> [Set exercise] The lines from the top of the material through the line with "const openAt = (n: number)" are to be set down exactly. Leave the pictures out.

> [Provided data]
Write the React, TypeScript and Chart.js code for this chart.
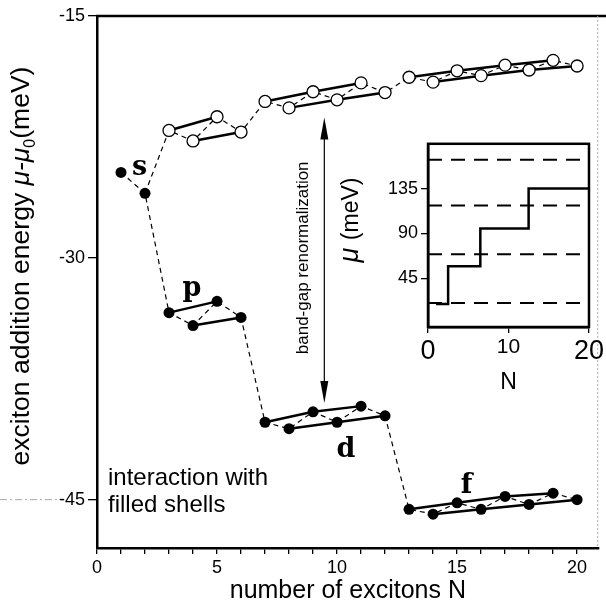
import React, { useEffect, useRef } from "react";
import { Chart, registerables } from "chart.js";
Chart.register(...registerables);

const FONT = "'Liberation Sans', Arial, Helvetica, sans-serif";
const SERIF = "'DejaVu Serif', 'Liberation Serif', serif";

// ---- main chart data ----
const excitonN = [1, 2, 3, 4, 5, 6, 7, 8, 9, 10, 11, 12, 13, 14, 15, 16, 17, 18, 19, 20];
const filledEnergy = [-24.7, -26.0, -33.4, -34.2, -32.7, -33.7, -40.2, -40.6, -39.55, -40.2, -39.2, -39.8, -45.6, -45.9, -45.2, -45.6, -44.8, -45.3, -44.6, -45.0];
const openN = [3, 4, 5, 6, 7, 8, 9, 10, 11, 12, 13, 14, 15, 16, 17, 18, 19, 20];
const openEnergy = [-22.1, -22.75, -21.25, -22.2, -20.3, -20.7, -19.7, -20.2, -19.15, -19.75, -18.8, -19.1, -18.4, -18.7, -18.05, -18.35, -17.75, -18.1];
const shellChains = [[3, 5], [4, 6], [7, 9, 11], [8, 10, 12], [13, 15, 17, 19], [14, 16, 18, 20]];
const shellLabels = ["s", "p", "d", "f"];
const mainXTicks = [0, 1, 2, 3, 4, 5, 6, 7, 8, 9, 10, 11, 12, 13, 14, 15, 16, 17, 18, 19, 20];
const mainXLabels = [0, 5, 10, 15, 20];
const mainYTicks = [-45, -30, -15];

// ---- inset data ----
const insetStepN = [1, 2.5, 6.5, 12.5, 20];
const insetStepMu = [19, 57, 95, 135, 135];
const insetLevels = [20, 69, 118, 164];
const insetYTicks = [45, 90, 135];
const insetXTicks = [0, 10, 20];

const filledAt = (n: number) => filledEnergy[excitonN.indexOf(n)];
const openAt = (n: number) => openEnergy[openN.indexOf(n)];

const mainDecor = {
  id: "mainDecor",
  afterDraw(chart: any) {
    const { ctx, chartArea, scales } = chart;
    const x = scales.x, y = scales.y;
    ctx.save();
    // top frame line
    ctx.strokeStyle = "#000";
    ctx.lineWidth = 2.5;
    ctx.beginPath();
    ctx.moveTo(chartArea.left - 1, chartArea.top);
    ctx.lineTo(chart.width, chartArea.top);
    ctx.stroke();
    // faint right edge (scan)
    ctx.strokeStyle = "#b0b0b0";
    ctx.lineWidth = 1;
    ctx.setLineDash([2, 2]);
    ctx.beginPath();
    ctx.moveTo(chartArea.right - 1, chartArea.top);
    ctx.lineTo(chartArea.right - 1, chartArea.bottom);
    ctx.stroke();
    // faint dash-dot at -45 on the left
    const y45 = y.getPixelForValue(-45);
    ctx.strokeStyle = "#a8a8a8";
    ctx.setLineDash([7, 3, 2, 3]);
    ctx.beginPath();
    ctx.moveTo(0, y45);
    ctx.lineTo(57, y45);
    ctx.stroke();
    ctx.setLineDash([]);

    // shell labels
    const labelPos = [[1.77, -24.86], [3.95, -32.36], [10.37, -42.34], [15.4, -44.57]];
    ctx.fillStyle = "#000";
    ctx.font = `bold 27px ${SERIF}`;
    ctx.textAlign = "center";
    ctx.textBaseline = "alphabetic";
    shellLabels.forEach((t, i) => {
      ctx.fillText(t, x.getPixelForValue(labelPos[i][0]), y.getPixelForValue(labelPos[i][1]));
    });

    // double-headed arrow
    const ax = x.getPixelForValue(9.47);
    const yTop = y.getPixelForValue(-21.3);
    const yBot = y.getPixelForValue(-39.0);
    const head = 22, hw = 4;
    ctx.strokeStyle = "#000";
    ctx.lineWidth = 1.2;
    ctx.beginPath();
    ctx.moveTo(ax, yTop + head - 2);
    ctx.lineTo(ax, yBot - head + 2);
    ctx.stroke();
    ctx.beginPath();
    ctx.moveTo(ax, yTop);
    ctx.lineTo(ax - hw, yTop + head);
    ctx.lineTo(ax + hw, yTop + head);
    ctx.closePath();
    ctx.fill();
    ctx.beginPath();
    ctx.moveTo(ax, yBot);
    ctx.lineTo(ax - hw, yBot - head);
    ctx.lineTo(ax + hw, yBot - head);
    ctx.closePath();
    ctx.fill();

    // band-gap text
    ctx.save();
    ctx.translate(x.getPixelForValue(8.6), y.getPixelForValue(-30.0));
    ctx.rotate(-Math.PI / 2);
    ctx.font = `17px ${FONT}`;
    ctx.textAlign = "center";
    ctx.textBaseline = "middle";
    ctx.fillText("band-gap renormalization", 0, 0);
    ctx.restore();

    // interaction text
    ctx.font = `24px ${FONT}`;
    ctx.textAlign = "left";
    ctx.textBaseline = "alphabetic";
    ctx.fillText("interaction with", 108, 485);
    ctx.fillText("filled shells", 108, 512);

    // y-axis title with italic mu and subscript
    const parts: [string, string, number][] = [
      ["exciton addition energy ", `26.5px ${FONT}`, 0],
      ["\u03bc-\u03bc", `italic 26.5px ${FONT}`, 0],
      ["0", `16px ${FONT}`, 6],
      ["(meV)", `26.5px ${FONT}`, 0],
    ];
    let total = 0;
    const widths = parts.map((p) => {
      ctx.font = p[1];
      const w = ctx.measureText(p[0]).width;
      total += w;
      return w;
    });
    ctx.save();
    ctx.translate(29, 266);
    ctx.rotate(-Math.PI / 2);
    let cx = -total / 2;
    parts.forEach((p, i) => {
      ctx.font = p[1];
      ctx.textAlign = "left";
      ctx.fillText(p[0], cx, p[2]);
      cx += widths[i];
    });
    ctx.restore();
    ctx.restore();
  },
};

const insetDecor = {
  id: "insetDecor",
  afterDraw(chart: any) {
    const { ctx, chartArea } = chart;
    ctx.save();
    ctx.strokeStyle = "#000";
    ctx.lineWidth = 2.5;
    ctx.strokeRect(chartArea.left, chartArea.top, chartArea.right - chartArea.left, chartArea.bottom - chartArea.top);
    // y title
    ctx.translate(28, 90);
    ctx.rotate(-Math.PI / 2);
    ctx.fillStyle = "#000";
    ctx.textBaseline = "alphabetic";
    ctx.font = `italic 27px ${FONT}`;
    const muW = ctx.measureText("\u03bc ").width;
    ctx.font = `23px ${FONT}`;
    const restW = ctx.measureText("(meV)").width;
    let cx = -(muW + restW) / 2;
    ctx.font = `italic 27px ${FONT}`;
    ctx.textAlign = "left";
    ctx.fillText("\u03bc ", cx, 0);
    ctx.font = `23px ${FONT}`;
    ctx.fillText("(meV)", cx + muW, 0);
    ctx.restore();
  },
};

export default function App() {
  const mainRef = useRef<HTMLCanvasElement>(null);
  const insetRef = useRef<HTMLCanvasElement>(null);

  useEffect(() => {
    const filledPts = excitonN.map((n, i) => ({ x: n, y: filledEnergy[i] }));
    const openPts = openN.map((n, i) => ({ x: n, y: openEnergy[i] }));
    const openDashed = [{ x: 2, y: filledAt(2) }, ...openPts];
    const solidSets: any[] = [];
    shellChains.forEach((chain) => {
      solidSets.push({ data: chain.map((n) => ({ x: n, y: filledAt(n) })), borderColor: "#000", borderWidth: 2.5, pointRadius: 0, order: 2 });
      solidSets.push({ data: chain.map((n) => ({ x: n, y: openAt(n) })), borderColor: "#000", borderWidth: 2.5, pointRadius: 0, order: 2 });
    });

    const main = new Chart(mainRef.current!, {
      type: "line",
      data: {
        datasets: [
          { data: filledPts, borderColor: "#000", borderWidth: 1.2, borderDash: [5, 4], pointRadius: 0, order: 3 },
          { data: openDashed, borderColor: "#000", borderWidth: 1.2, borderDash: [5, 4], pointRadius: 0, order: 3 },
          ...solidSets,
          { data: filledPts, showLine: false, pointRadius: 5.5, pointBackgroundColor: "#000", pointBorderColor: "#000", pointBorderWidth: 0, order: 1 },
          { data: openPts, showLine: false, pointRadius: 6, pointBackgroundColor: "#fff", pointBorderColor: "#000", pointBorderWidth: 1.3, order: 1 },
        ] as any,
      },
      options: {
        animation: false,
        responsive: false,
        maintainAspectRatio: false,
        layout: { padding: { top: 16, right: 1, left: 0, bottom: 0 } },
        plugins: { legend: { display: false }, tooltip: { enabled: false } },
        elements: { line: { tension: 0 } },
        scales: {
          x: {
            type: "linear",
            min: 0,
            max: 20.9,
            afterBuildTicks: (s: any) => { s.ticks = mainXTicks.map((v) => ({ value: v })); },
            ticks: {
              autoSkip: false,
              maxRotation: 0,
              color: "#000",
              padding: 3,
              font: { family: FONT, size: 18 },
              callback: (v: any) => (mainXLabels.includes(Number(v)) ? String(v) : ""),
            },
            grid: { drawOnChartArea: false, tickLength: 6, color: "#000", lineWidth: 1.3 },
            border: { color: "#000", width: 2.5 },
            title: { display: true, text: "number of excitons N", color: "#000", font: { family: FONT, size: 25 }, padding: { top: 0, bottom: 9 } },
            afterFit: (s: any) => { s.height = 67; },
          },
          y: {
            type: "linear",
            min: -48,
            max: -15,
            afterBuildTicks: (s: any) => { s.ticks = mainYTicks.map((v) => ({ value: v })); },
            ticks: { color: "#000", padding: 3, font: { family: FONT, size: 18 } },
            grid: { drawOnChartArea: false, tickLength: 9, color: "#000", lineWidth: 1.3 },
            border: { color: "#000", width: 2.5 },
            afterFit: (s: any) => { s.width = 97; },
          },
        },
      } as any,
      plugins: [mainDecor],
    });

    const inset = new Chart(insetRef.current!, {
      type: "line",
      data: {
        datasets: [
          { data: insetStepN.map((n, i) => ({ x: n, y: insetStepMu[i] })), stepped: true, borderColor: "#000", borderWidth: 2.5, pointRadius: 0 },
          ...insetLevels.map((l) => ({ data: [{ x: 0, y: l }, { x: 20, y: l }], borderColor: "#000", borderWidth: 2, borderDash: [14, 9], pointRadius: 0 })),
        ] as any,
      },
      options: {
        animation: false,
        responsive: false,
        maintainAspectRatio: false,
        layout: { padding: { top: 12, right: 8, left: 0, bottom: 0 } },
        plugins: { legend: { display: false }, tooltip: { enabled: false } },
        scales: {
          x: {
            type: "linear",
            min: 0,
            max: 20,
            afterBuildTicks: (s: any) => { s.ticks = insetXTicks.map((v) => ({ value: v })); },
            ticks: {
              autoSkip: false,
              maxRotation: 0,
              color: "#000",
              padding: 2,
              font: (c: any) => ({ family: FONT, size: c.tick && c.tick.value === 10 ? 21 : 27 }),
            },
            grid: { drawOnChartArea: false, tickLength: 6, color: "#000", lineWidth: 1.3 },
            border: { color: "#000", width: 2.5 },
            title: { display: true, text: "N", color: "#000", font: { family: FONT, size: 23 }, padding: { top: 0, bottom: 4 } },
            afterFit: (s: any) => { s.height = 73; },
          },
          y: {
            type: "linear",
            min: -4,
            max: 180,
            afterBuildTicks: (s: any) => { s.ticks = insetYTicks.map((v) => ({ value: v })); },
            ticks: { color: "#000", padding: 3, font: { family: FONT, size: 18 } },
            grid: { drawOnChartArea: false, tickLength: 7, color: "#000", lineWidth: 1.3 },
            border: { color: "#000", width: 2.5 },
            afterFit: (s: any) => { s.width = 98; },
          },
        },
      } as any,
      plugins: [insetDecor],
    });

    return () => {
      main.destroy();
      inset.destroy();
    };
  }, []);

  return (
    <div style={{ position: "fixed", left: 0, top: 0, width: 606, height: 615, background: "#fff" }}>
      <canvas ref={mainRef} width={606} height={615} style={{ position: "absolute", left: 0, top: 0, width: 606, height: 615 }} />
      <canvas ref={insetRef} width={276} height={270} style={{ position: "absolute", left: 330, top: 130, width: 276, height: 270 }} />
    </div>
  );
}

> [Answer to this exercise]
Write the React, TypeScript and Chart.js code for this chart.
import React, { useEffect, useRef } from "react";
import { Chart, registerables } from "chart.js";
Chart.register(...registerables);

const FONT = "'Liberation Sans', Arial, Helvetica, sans-serif";
const SERIF = "'DejaVu Serif', 'Liberation Serif', serif";

// ---- main chart data ----
const excitonN = [1, 2, 3, 4, 5, 6, 7, 8, 9, 10, 11, 12, 13, 14, 15, 16, 17, 18, 19, 20];
const filledEnergy = [-24.7, -26.0, -33.4, -34.2, -32.7, -33.7, -40.2, -40.6, -39.55, -40.2, -39.2, -39.8, -45.6, -45.9, -45.2, -45.6, -44.8, -45.3, -44.6, -45.0];
const openN = [3, 4, 5, 6, 7, 8, 9, 10, 11, 12, 13, 14, 15, 16, 17, 18, 19, 20];
const openEnergy = [-22.1, -22.75, -21.25, -22.2, -20.3, -20.7, -19.7, -20.2, -19.15, -19.75, -18.8, -19.1, -18.4, -18.7, -18.05, -18.35, -17.75, -18.1];
const shellChains = [[3, 5], [4, 6], [7, 9, 11], [8, 10, 12], [13, 15, 17, 19], [14, 16, 18, 20]];
const shellLabels = ["s", "p", "d", "f"];
const mainXTicks = [0, 1, 2, 3, 4, 5, 6, 7, 8, 9, 10, 11, 12, 13, 14, 15, 16, 17, 18, 19, 20];
const mainXLabels = [0, 5, 10, 15, 20];
const mainYTicks = [-45, -30, -15];

// ---- inset data ----
const insetStepN = [1, 2.5, 6.5, 12.5, 20];
const insetStepMu = [19, 57, 95, 135, 135];
const insetLevels = [20, 69, 118, 164];
const insetYTicks = [45, 90, 135];
const insetXTicks = [0, 10, 20];

const filledAt = (n: number) => filledEnergy[excitonN.indexOf(n)];
const openAt = (n: number) => openEnergy[openN.indexOf(n)];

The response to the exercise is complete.